* **SHORT PROBLEM**:
Every line of the listing must be reproduced as it stands. Leave the images behind.

## Begin

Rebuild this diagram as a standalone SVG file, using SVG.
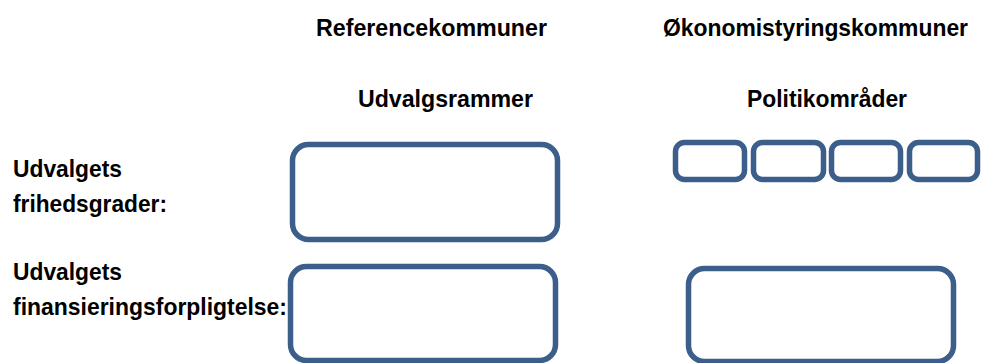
<svg xmlns="http://www.w3.org/2000/svg" width="981" height="363" viewBox="0 0 981 363">
<style>
  text { font-family: "Liberation Sans", Arial, sans-serif; font-weight: bold; font-size: 24px; fill: #000; }
  .box { fill: #fff; stroke: #3b5e8b; stroke-width: 5.5; }
</style>
<rect width="981" height="363" fill="#fff"/>
<g id="headers">
  <text x="316" y="36" textLength="231" lengthAdjust="spacingAndGlyphs">Referencekommuner</text>
  <text x="663" y="36" textLength="305" lengthAdjust="spacingAndGlyphs">Økonomistyringskommuner</text>
  <text x="358" y="107" textLength="175" lengthAdjust="spacingAndGlyphs">Udvalgsrammer</text>
  <text x="747" y="107" textLength="160" lengthAdjust="spacingAndGlyphs">Politikområder</text>
</g>
<g id="row-labels">
  <text x="13" y="177" textLength="109" lengthAdjust="spacingAndGlyphs">Udvalgets</text>
  <text x="13" y="212" textLength="154" lengthAdjust="spacingAndGlyphs">frihedsgrader:</text>
  <text x="13" y="280" textLength="109" lengthAdjust="spacingAndGlyphs">Udvalgets</text>
  <text x="13" y="315" textLength="274" lengthAdjust="spacingAndGlyphs">finansieringsforpligtelse:</text>
</g>
<g id="udvalgsramme-frihed"><rect class="box" x="292.5" y="144.5" width="265" height="95" rx="16"/></g>
<g id="udvalgsramme-finansiering"><rect class="box" x="290.5" y="266.5" width="265" height="94" rx="16"/></g>
<g id="politikomraade-1"><rect class="box" x="675.5" y="142.5" width="69" height="37" rx="9"/></g>
<g id="politikomraade-2"><rect class="box" x="753.5" y="142.5" width="70" height="37" rx="9"/></g>
<g id="politikomraade-3"><rect class="box" x="831.5" y="142.5" width="69" height="37" rx="9"/></g>
<g id="politikomraade-4"><rect class="box" x="909.5" y="142.5" width="68" height="37" rx="9"/></g>
<g id="politikomraade-finansiering"><rect class="box" x="688.5" y="268.5" width="265" height="93" rx="16"/></g>
<g id="connectors"></g>
</svg>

## End

* **RESULT OF THE EXERCISE**:
Rebuild this diagram as a standalone SVG file, using SVG.
<svg xmlns="http://www.w3.org/2000/svg" width="981" height="363" viewBox="0 0 981 363">
<style>
  text { font-family: "Liberation Sans", Arial, sans-serif; font-weight: bold; font-size: 24px; fill: #000; }
  .box { fill: #fff; stroke: #3b5e8b; stroke-width: 5.5; }
</style>
<rect width="981" height="363" fill="#fff"/>
<g id="headers">
  <text x="316" y="36" textLength="231" lengthAdjust="spacingAndGlyphs">Referencekommuner</text>
  <text x="663" y="36" textLength="305" lengthAdjust="spacingAndGlyphs">Økonomistyringskommuner</text>
  <text x="358" y="107" textLength="175" lengthAdjust="spacingAndGlyphs">Udvalgsrammer</text>
  <text x="747" y="107" textLength="160" lengthAdjust="spacingAndGlyphs">Politikområder</text>
</g>
<g id="row-labels">
  <text x="13" y="177" textLength="109" lengthAdjust="spacingAndGlyphs">Udvalgets</text>
  <text x="13" y="212" textLength="154" lengthAdjust="spacingAndGlyphs">frihedsgrader:</text>
  <text x="13" y="280" textLength="109" lengthAdjust="spacingAndGlyphs">Udvalgets</text>
  <text x="13" y="315" textLength="274" lengthAdjust="spacingAndGlyphs">finansieringsforpligtelse:</text>
</g>
<g id="udvalgsramme-frihed"><rect class="box" x="292.5" y="144.5" width="265" height="95" rx="16"/></g>
<g id="udvalgsramme-finansiering"><rect class="box" x="290.5" y="266.5" width="265" height="94" rx="16"/></g>
<g id="politikomraade-1"><rect class="box" x="675.5" y="142.5" width="69" height="37" rx="9"/></g>
<g id="politikomraade-2"><rect class="box" x="753.5" y="142.5" width="70" height="37" rx="9"/></g>
<g id="politikomraade-3"><rect class="box" x="831.5" y="142.5" width="69" height="37" rx="9"/></g>
<g id="politikomraade-4"><rect class="box" x="909.5" y="142.5" width="68" height="37" rx="9"/></g>
<g id="politikomraade-finansiering"><rect class="box" x="688.5" y="268.5" width="265" height="93" rx="16"/></g>
<g id="connectors"></g>
</svg>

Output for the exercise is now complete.